In the early 1800’s, while he was in his early teens, he heard a life-changing sermon that directed his thoughts to foreign missions. Groves was not yet a Christian. In fact, he used to hide a novel in his Prayer Book at school to avoid boredom. Nonetheless, he was struck to the heart by this preaching. He wrote: “It would be such a worthy object to die for, to go to India to win but one idolater from hopeless death to life and peace.” By the end of his life, he would lead many to Christ in India.

Scriptural Examples

Just as Groves had the ambition to do great things for Christ in his youth, Scripture relates similar examples. In the Old Testament, King Josiah began to seek the Lord when he turned 16 (2Chron. 34:3). Solomon was “young and inexperienced” when he began his great work for the Lord (1Chron. 29:1).

Scripture says the young man is capable of living a pure life (Ps. 119:9). The Bible doesn’t assume the youth will waste their college years in drunkenness and rebellion. It doesn’t expect Christians to only get serious in their later years. No. The young man and woman is to remember their Creator in the days of their youth (Ecc. 12:1).

In the New Testament, Timothy was taught the Scriptures from his youth (2Tm. 3:15). Paul uses the word “youth’ to imply that Timothy’s mother was quoting Scripture to him while he was still nursing. By the time the famous apostolic missionary came around, Timothy was fertile soil.
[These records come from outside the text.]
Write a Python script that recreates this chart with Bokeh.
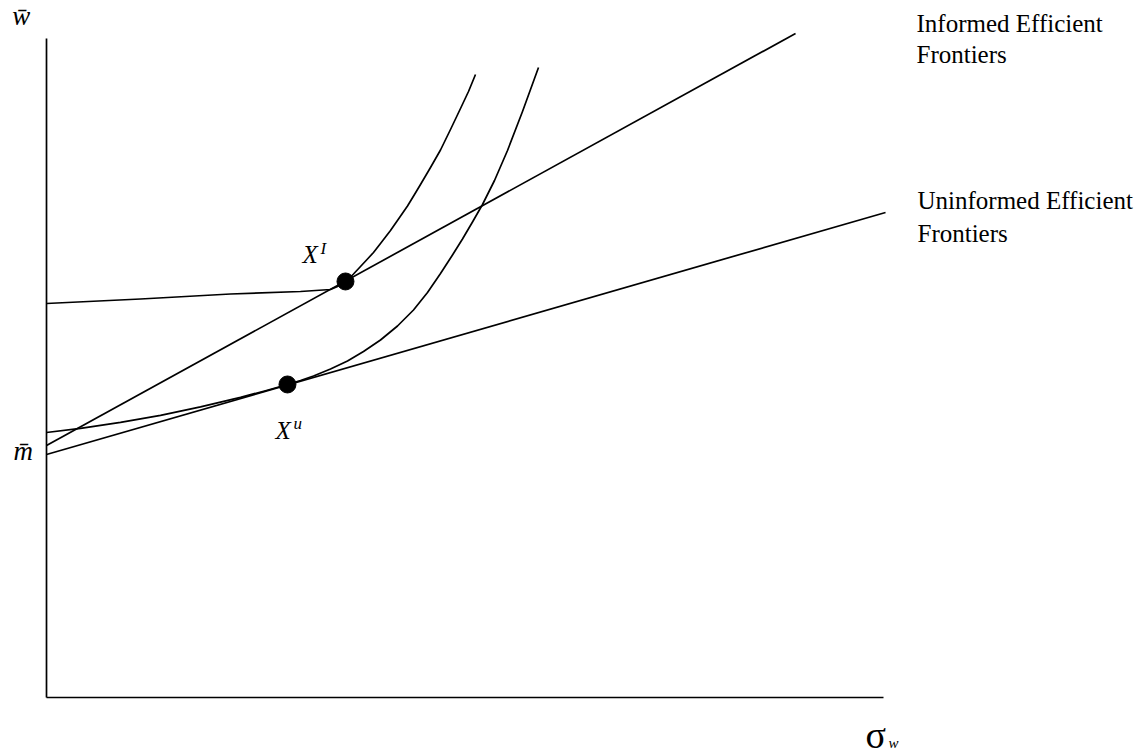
from bokeh.plotting import figure
from bokeh.models import Range1d, Label
from bokeh.embed import file_html
from bokeh.resources import INLINE

# ---- data (arbitrary units: axes span 0..100) ----
axis_sigma = [0, 100]
axis_mean = [0, 100]

informed_sigma = [0, 11.231, 21.983, 30.346, 33.931, 34.767, 35.723, 36.201, 36.679, 37.515,
                  38.351, 39.068, 39.904, 41.099, 42.055, 43.130, 43.966, 44.683, 45.878,
                  47.073, 48.267, 49.462, 50.418, 51.254]
informed_mean = [59.788, 60.470, 61.229, 61.608, 61.912, 62.367, 63.126, 63.657, 64.264, 65.402,
                 66.540, 67.527, 68.892, 70.865, 72.610, 74.583, 76.328, 77.845, 80.425,
                 83.080, 86.191, 89.378, 91.957, 94.537]

uninformed_sigma = [0, 4.062, 8.841, 13.620, 18.399, 23.178, 26.165, 28.793, 30.346, 31.900,
                    33.931, 35.962, 37.873, 39.904, 41.935, 43.847, 45.520, 47.073, 48.506,
                    49.701, 50.896, 52.091, 53.525, 55.078, 56.870, 58.781]
uninformed_mean = [40.212, 40.834, 41.745, 42.822, 44.097, 45.539, 46.555, 47.496, 48.103, 48.786,
                   49.848, 51.062, 52.504, 54.249, 56.373, 58.801, 61.457, 64.340, 67.147,
                   69.575, 72.155, 74.810, 78.452, 83.005, 88.923, 95.599]

informed_line_sigma = [0, 89.49]
informed_line_mean = [38.24, 100.76]

uninformed_line_sigma = [0, 100.24]
uninformed_line_mean = [36.87, 73.60]

tangency_sigma = [35.72, 28.79]
tangency_mean = [63.13, 47.50]

FONT = "Liberation Serif"

p = figure(width=1148, height=756, output_backend="svg", toolbar_location=None,
           x_range=Range1d(-5.496, 131.660), y_range=Range1d(-8.953, 105.766),
           min_border=0, outline_line_color=None)
p.axis.visible = False
p.grid.visible = False
p.background_fill_color = "white"
p.border_fill_color = "white"

lw = 1.7
# axes
p.line([axis_sigma[0], axis_sigma[0]], [axis_mean[0], axis_mean[1]], line_color="black", line_width=lw)
p.line([axis_sigma[0], axis_sigma[1]], [axis_mean[0], axis_mean[0]], line_color="black", line_width=lw)

# frontiers
p.line(informed_sigma, informed_mean, line_color="black", line_width=lw, line_join="round")
p.line(uninformed_sigma, uninformed_mean, line_color="black", line_width=lw, line_join="round")
p.line(informed_line_sigma, informed_line_mean, line_color="black", line_width=lw)
p.line(uninformed_line_sigma, uninformed_line_mean, line_color="black", line_width=lw)

p.scatter(tangency_sigma, tangency_mean, size=17, color="black")

def lab(x, y, text, size, style="normal"):
    p.add_layout(Label(x=x, y=y, text=text, text_font=FONT, text_font_size=size,
                       text_font_style=style, text_color="black",
                       text_baseline="alphabetic", text_align="left"))

lab(103.94, 102.28, "Informed Efficient", "25px")
lab(103.94, 97.58, "Frontiers", "25px")
lab(104.06, 75.42, "Uninformed Efficient", "25px")
lab(104.06, 70.41, "Frontiers", "25px")

lab(30.59, 67.23, "X", "25px", "italic")
lab(32.74, 68.14, "I", "17px", "italic")
lab(27.36, 40.52, "X", "25px", "italic")
lab(29.51, 41.58, "u", "17px", "italic")

lab(-3.94, 37.33, "m\u0304", "27px", "italic")
lab(-4.1, 103.37, "w\u0304", "27px", "italic")

lab(97.85, -5.615, "\u03c3", "38px")
lab(100.6, -6.98, "w", "15px", "italic")

open("out.html", "w").write(file_html(p, INLINE))
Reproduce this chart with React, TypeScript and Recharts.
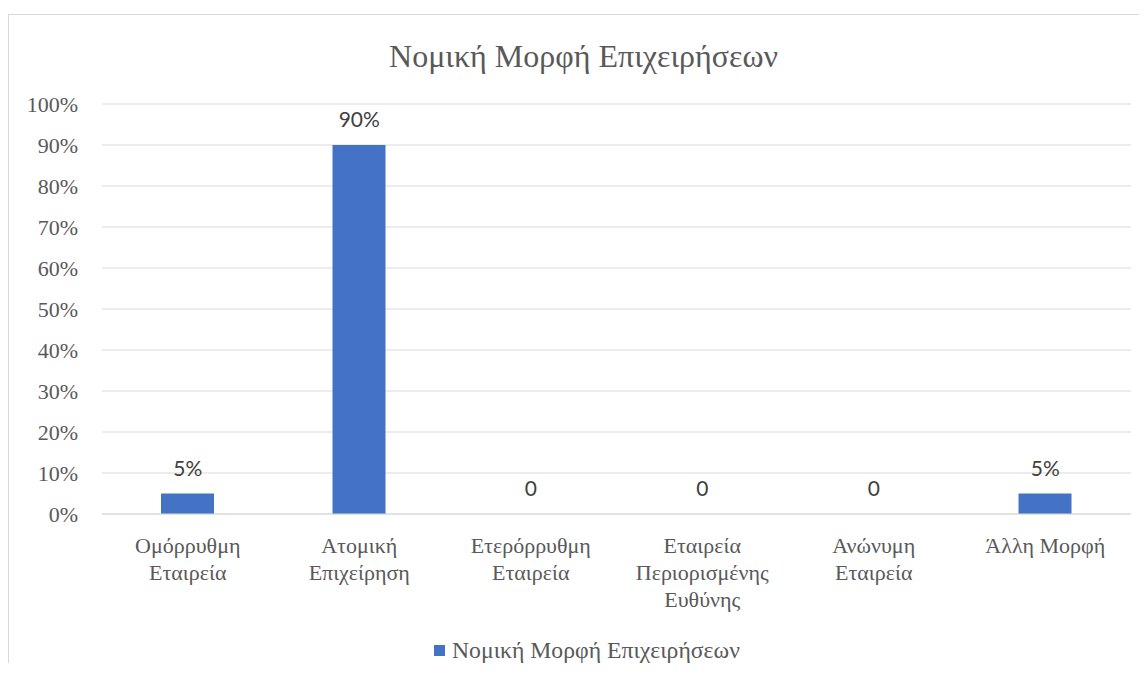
import { ComposedChart, Bar, Line, XAxis, YAxis, CartesianGrid, Legend, LabelList } from 'recharts';

const categories = [
    'Ομόρρυθμη Εταιρεία',
    'Ατομική Επιχείρηση',
    'Ετερόρρυθμη Εταιρεία',
    'Εταιρεία Περιορισμένης Ευθύνης',
    'Ανώνυμη Εταιρεία',
    'Άλλη Μορφή'
];
const shares = [5, 90, 0, 0, 0, 5];
const yTicks = [0, 10, 20, 30, 40, 50, 60, 70, 80, 90, 100];
const title = 'Νομική Μορφή Επιχειρήσεων';
const seriesName = 'Νομική Μορφή Επιχειρήσεων';

const data = categories.map((name, i) => ({ name, value: shares[i] }));

const serif = '"Liberation Serif", "Times New Roman", serif';
const sans = 'Lato, "Liberation Sans", sans-serif';
const textGray = '#595959';
const gridGray = '#d9d9d9';
const barBlue = '#4472C4';

// greedy word wrap using canvas measurement
let ctx: CanvasRenderingContext2D | null = null;
const wrapWords = (str: string, font: string, maxWidth: number) => {
    if (!ctx) ctx = document.createElement('canvas').getContext('2d');
    if (!ctx) return [str];
    ctx.font = font;
    const words = str.split(' ');
    const lines: string[] = [];
    let cur = '';
    words.forEach((w) => {
        const test = cur ? cur + ' ' + w : w;
        if (cur && ctx!.measureText(test).width > maxWidth) {
            lines.push(cur);
            cur = w;
        } else {
            cur = test;
        }
    });
    if (cur) lines.push(cur);
    return lines;
};

const CategoryTick = (props: any) => {
    const { x, y, payload } = props;
    const lines = wrapWords(String(payload.value), '22px "Liberation Serif"', 150);
    return (
        <text x={x} y={y} textAnchor="middle" fill={textGray} style={{ fontSize: 22, fontFamily: serif }}>
            {lines.map((l, i) => (
                <tspan key={i} x={x} dy={i === 0 ? 15 : 27}>
                    {l}
                </tspan>
            ))}
        </text>
    );
};

const LegendBox = (props: any) => {
    const item = props.payload && props.payload.find((p: any) => p.type !== 'none');
    return (
        <div style={{ display: 'flex', alignItems: 'center', height: 26 }}>
            <span style={{ width: 11, height: 11, background: item ? item.color : barBlue, marginRight: 7 }} />
            <span style={{ fontFamily: serif, fontSize: 23.7, color: textGray, whiteSpace: 'nowrap' }}>{seriesName}</span>
        </div>
    );
};

export default function App() {
    return (
        <div
            style={{
                position: 'relative',
                top: 6,
                width: 1139,
                height: 655,
                borderTop: '1px solid ' + gridGray,
                borderLeft: '1px solid ' + gridGray,
                boxSizing: 'border-box',
                background: '#fff'
            }}
        >
            <div
                style={{
                    position: 'absolute',
                    left: 0,
                    top: 25,
                    width: 1149,
                    textAlign: 'center',
                    fontFamily: serif,
                    fontSize: 32,
                    lineHeight: '32px',
                    color: textGray
                }}
            >
                {title}
            </div>
            <ComposedChart
                width={1138}
                height={654}
                data={data}
                margin={{ top: 89, right: 16, left: 0, bottom: 0 }}
            >
                <CartesianGrid vertical={false} stroke={gridGray} />
                <XAxis
                    dataKey="name"
                    interval={0}
                    height={155}
                    tickSize={0}
                    tickMargin={24}
                    axisLine={{ stroke: gridGray }}
                    tickLine={false}
                    tick={<CategoryTick />}
                />
                <YAxis
                    domain={[0, 100]}
                    ticks={yTicks}
                    width={93}
                    tickSize={0}
                    tickMargin={24}
                    axisLine={false}
                    tickLine={false}
                    tickFormatter={(v) => v + '%'}
                    tick={{ fontSize: 22, fontFamily: serif, fill: textGray }}
                />
                <Legend
                    layout="horizontal"
                    verticalAlign="middle"
                    align="center"
                    wrapperStyle={{ top: 622, left: 425, width: 'auto' }}
                    content={<LegendBox />}
                />
                <Bar dataKey="value" name={seriesName} fill={barBlue} barSize={53} isAnimationActive={false} />
                {/* invisible carrier for the data labels, so zero values get a label too */}
                <Line
                    dataKey="value"
                    stroke="none"
                    dot={false}
                    activeDot={false}
                    legendType="none"
                    isAnimationActive={false}
                >
                    <LabelList
                        dataKey="value"
                        position="top"
                        offset={18}
                        formatter={(v: any) => (v === 0 ? '0' : v + '%')}
                        style={{ fontFamily: sans, fontSize: 21, fill: '#404040' }}
                    />
                </Line>
            </ComposedChart>
        </div>
    );
}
When he first left with Paul for missionary service (Ac. 16:3), you can imagine those who were waving goodbye saying: “We always knew it would end up this way. Timothy was made for the mission field.”

Personal Example

When I was four years old, my mother asked me what I wanted to be when I grew up. I replied: “I want to be a missionary in the woods.” She wrote those words in her diary. That ambition grew in college until it became a fire that could not be put out. I would rather have left for Africa single than avoid Great Commission work. So it was single to the mission field I went. The wife and kids came later.

Parents should carefully choose their children’s heroes. Should the walls of the kids’ bedrooms be adorned with famous athletes and movie stars, or should they have murals and quotes of the great missionaries of the past? If the writer of Hebrews could highlight the heroes of the Old Testament, churches and parents should place before their children missionary heroes they can aspire to become.

Conclusion

Yes, children can and many times should aspire to be future missionaries. Parents and churches should stir up this ambition by affirming such desires and placing before them worthy models to follow both in Scripture and Church History.

2 thoughts on “Should Children Aspire to Be Future Missionaries?

  1. Thank you for the encouragement, Paul. Two things stuck out to me. 1. John Paton’s parents did not want to unnecessarily sway him towards missions but prayed that at some point he might become a missionary. I agree with the philosophy of Paton’s parents and it seems wise to an extent to hide these prayers for our children to enter a ministerial profession so that it can truly be the work of God. I also cannot imagine the heartache that Paton’s parents felt when they finally heard that he would be leaving for the mission field. It is a dangerous, but noble prayer to pray for one’s child to go into the mission field. 2. We ought to help our children choose their heroes. I grew up where athletes were idolized. I marveled at the different sports cards and magazine pictures of athletes making great catches, but I missed out on idolizing missionaries as a child. Though the Bible is our authority, I feel more inspired to remind my future kids of the Christian Missionary history that has gone before them. Thank you for the article, Paul. It has given me some good things to think about regarding child-rearing.